There is also evidence that the person killed while in the mine of the Standard Coal Company was not the Joe Lulich who formerly worked at Bingham Canyon. In her deposition the applicant testified that her husband came to America in 1911 and that he never returned. Two witnesses who were called by the applicant testified that they were acquainted with the deceased in the old country; that they saw him on numerous occasions when he was at Bingham; that after coming to this country, prior to his death, the deceased went back to the old country and visited with his family. One of such witnesses stated that this occurred three or four times; the other that it occurred one or more times. Obviously, if the husband of the applicant never returned to the old country and the deceased did return to the old country and there visited his family, the applicant’s' husband was not the person killed in the mine on the occasion in question.

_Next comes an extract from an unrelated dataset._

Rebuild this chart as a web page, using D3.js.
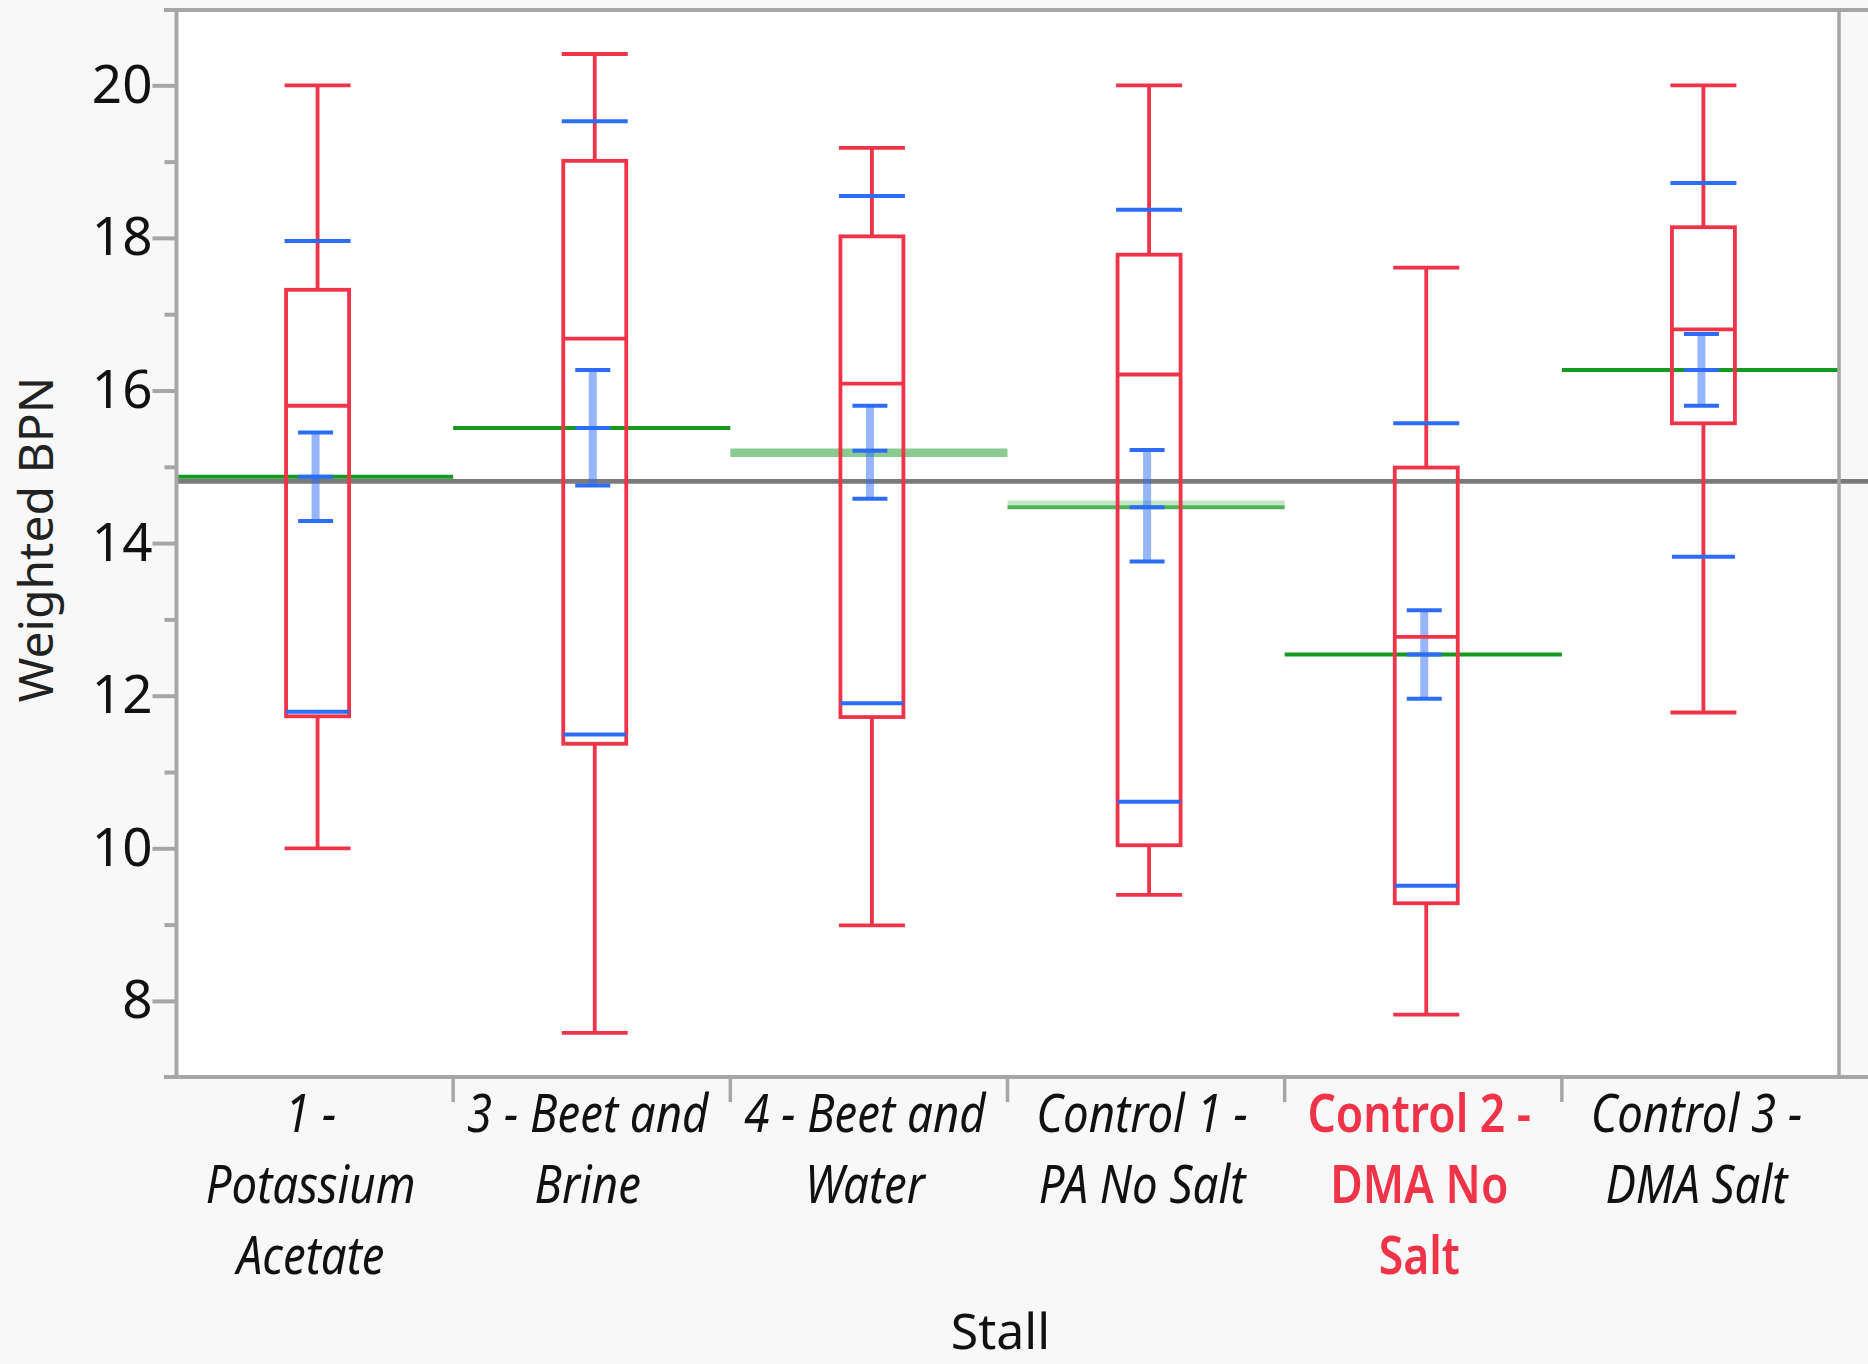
<!DOCTYPE html>
<html>
<head>
<meta charset="utf-8">
<script src="https://cdn.jsdelivr.net/npm/d3@7"></script>
<style>
  html, body { margin: 0; padding: 0; background: #F8F8F8; }
  svg { display: block; }
  text { font-family: "Noto Sans", "Open Sans", sans-serif; }
</style>
</head>
<body>
<svg id="chart" width="1868" height="1364"></svg>
<script>
// ---------------- data ----------------
const categories = ["1 - Potassium Acetate", "3 - Beet and Brine", "4 - Beet and Water",
                    "Control 1 - PA No Salt", "Control 2 - DMA No Salt", "Control 3 - DMA Salt"];
const categoryLabelLines = [["1 -", "Potassium", "Acetate"], ["3 - Beet and", "Brine"], ["4 - Beet and", "Water"],
                            ["Control 1 -", "PA No Salt"], ["Control 2 -", "DMA No", "Salt"], ["Control 3 -", "DMA Salt"]];
const whiskerLow  = [10.00, 7.58, 8.99, 9.39, 7.82, 11.78];
const quartile1   = [11.73, 11.37, 11.72, 10.04, 9.28, 15.57];
const medians     = [15.80, 16.68, 16.09, 16.21, 12.77, 16.80];
const quartile3   = [17.32, 19.01, 18.02, 17.78, 14.99, 18.14];
const whiskerHigh = [20.00, 20.41, 19.18, 20.00, 17.61, 20.00];
const means       = [14.87, 15.51, 15.21, 14.47, 12.54, 16.27];
const meanErrLow  = [14.29, 14.755, 14.58, 13.76, 11.96, 15.80];
const meanErrHigh = [15.45, 16.27, 15.80, 15.22, 13.12, 16.74];
const sdLow       = [11.79, 11.49, 11.90, 10.61, 9.51, 13.82];
const sdHigh      = [17.96, 19.53, 18.55, 18.37, 15.57, 18.72];
const grandMean   = 14.81;
const yMajorTicks = [8, 10, 12, 14, 16, 18, 20];
const yMinorTicks = [9, 11, 13, 15, 17, 19];
const highlighted = "Control 2 - DMA No Salt";
const yTitle = "Weighted BPN";
const xTitle = "Stall";

// ---------------- styles ----------------
const RED = "#EF3449", BLUE = "#2D6CF8", GREEN = "#16991F", AXIS = "#A6A6A6", MEANGRAY = "#7A7A7A";
const meanLineStyle = ["solid", "solid", "pale", "halo", "solid", "solid"];

// ---------------- layout ----------------
const svg = d3.select("#chart");
const plot = { left: 176, right: 1839, top: 10, bottom: 1077 };

const x = d3.scaleBand().domain(categories).range([plot.left, plot.right]).padding(0);
const y = d3.scaleLinear().domain([7, 21]).range([1077.2, 9.0]);

svg.append("rect").attr("width", 1868).attr("height", 1364).attr("fill", "#F8F8F8");
svg.append("rect").attr("x", plot.left).attr("y", plot.top)
   .attr("width", plot.right - plot.left).attr("height", plot.bottom - plot.top).attr("fill", "#FFFFFF");

const rows = categories.map((c, i) => ({
  cat: c, i, lo: whiskerLow[i], q1: quartile1[i], med: medians[i], q3: quartile3[i], hi: whiskerHigh[i],
  mean: means[i], eLo: meanErrLow[i], eHi: meanErrHigh[i], sLo: sdLow[i], sHi: sdHigh[i]
}));

const cx = d => x(d.cat) + x.bandwidth() / 2 + 3;
const BOXHW = 31.5, CAPHW = 33, EHW = 17.5;

// group mean lines (green)
const gm = svg.append("g");
rows.forEach(d => {
  const st = meanLineStyle[d.i];
  const x0 = x(d.cat), x1 = x(d.cat) + x.bandwidth();
  if (st === "solid") {
    gm.append("line").attr("x1", x0).attr("x2", x1).attr("y1", y(d.mean)).attr("y2", y(d.mean))
      .attr("stroke", GREEN).attr("stroke-width", 4);
  } else if (st === "pale") {
    gm.append("line").attr("x1", x0).attr("x2", x1).attr("y1", y(d.mean) + 2).attr("y2", y(d.mean) + 2)
      .attr("stroke", GREEN).attr("stroke-opacity", 0.5).attr("stroke-width", 8.6);
  } else {
    gm.append("line").attr("x1", x0).attr("x2", x1).attr("y1", y(d.mean) - 4.3).attr("y2", y(d.mean) - 4.3)
      .attr("stroke", GREEN).attr("stroke-opacity", 0.25).attr("stroke-width", 4.8);
    gm.append("line").attr("x1", x0).attr("x2", x1).attr("y1", y(d.mean)).attr("y2", y(d.mean))
      .attr("stroke", GREEN).attr("stroke-opacity", 0.75).attr("stroke-width", 4);
  }
});

// overall mean line
svg.append("line").attr("x1", plot.left).attr("x2", 1868).attr("y1", y(grandMean)).attr("y2", y(grandMean))
   .attr("stroke", MEANGRAY).attr("stroke-width", 4.7);

// mean error bars (light)
svg.append("g").selectAll("line").data(rows).join("line")
   .attr("x1", d => cx(d) - 2).attr("x2", d => cx(d) - 2)
   .attr("y1", d => y(d.eLo)).attr("y2", d => y(d.eHi))
   .attr("stroke", BLUE).attr("stroke-opacity", 0.5).attr("stroke-width", 8);

// box plots
const bx = svg.append("g").attr("fill", "none").attr("stroke", RED).attr("stroke-width", 3.8);
bx.selectAll(".wh").data(rows).join("line").attr("class", "wh")
  .attr("x1", cx).attr("x2", cx).attr("y1", d => y(d.q3)).attr("y2", d => y(d.hi));
bx.selectAll(".wl").data(rows).join("line").attr("class", "wl")
  .attr("x1", cx).attr("x2", cx).attr("y1", d => y(d.q1)).attr("y2", d => y(d.lo));
bx.selectAll(".ch").data(rows).join("line").attr("class", "ch")
  .attr("x1", d => cx(d) - CAPHW).attr("x2", d => cx(d) + CAPHW).attr("y1", d => y(d.hi)).attr("y2", d => y(d.hi));
bx.selectAll(".cl").data(rows).join("line").attr("class", "cl")
  .attr("x1", d => cx(d) - CAPHW).attr("x2", d => cx(d) + CAPHW).attr("y1", d => y(d.lo)).attr("y2", d => y(d.lo));
bx.selectAll(".bx").data(rows).join("rect").attr("class", "bx")
  .attr("x", d => cx(d) - BOXHW).attr("width", 2 * BOXHW)
  .attr("y", d => y(d.q3)).attr("height", d => y(d.q1) - y(d.q3));
bx.selectAll(".md").data(rows).join("line").attr("class", "md")
  .attr("x1", d => cx(d) - BOXHW).attr("x2", d => cx(d) + BOXHW).attr("y1", d => y(d.med)).attr("y2", d => y(d.med));

// std dev lines and mean error caps (blue)
const bl = svg.append("g").attr("stroke", BLUE).attr("stroke-width", 4);
[["sLo", CAPHW - 1.5], ["sHi", CAPHW]].forEach(([k, hw]) => {
  bl.selectAll("." + k).data(rows).join("line").attr("class", k)
    .attr("x1", d => cx(d) - hw).attr("x2", d => cx(d) + hw).attr("y1", d => y(d[k])).attr("y2", d => y(d[k]));
});
["eLo", "eHi", "mean"].forEach(k => {
  bl.selectAll("." + k).data(rows).join("line").attr("class", k)
    .attr("x1", d => cx(d) - 2 - EHW).attr("x2", d => cx(d) - 2 + EHW).attr("y1", d => y(d[k])).attr("y2", d => y(d[k]));
});

// frame
const fr = svg.append("g").attr("stroke", AXIS);
fr.append("line").attr("x1", 164).attr("x2", 1868).attr("y1", plot.top).attr("y2", plot.top).attr("stroke-width", 4);
fr.append("line").attr("x1", 164).attr("x2", 1868).attr("y1", plot.bottom).attr("y2", plot.bottom).attr("stroke-width", 4);
fr.append("line").attr("x1", plot.left + 0.5).attr("x2", plot.left + 0.5).attr("y1", plot.top).attr("y2", plot.bottom).attr("stroke-width", 4);
fr.append("line").attr("x1", plot.right).attr("x2", plot.right).attr("y1", plot.top).attr("y2", plot.bottom).attr("stroke-width", 3.5);

// y axis (major + minor)
const yMajor = svg.append("g").attr("transform", `translate(${plot.left + 0.5},0)`)
  .call(d3.axisLeft(y).tickValues(yMajorTicks).tickSize(24).tickPadding(0).tickFormat(d3.format("d")));
const yMinor = svg.append("g").attr("transform", `translate(${plot.left + 0.5},0)`)
  .call(d3.axisLeft(y).tickValues(yMinorTicks).tickSize(12).tickFormat(""));
[yMajor, yMinor].forEach(g => {
  g.select(".domain").remove();
  g.selectAll(".tick line").attr("stroke", AXIS).attr("stroke-width", 4);
});
yMajor.selectAll(".tick text").attr("fill", "#111").style("font-size", "53px")
  .style("font-family", '"Noto Sans", sans-serif');

// x axis separators
svg.append("g").selectAll("line").data(categories.slice(1)).join("line")
  .attr("x1", d => x(d)).attr("x2", d => x(d)).attr("y1", plot.bottom).attr("y2", plot.bottom + 25)
  .attr("stroke", AXIS).attr("stroke-width", 3.5);

// category labels
const lab = svg.append("g");
categories.forEach((c, i) => {
  const hl = c === highlighted;
  const t = lab.append("text")
    .attr("transform", `translate(${x(c) + x.bandwidth() / 2 - 4},1132) scale(${hl ? 0.84 : 0.86},1)`)
    .attr("text-anchor", "middle")
    .style("font-size", "53px")
    .style("font-style", hl ? "normal" : "italic")
    .style("font-weight", hl ? "600" : "normal")
    .attr("fill", hl ? RED : "#111");
  categoryLabelLines[i].forEach((ln, j) => {
    t.append("tspan").attr("x", 0).attr("y", j * 71.2).text(ln);
  });
});

// axis titles
svg.append("text").attr("x", (plot.left + plot.right) / 2 - 7).attr("y", 1349)
  .attr("text-anchor", "middle").style("font-size", "50px").attr("fill", "#111").text(xTitle);
svg.append("text").attr("transform", `translate(53,${(plot.top + plot.bottom) / 2 - 4}) rotate(-90)`)
  .attr("text-anchor", "middle").style("font-size", "48px").attr("fill", "#222").text(yTitle);
</script>
</body>
</html>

There are other conflicts in the testimony such as to the year in which the deceased first came to America. The testimony thus indicated as to the age of the man killed and as to his having returned to the old country to visit his family, clearly tends to show that the deceased was not the husband of the applicant. If the commission believed such testimony, as they had the right to do, then the order denying compensation was properly made.

We are all agreed that there is sufficient evidence to support an award, but with our limited powers of review we are of the opinion that the evidence is not such as to demand, as a matter of law, the granting of an award. The findings of fact made by the commission on conflicting evidence are binding on this court.

The opinion heretofore rendered in this cause is recalled and the order of the Industrial Commission of Utah denying applicant compensation is affirmed.

FOLLAND, EPHRAIM HANSON, and WOLFE, JJ., concur.

MOFFAT, Justice.

I dissent. I think the original opinion should be the opinion of the court.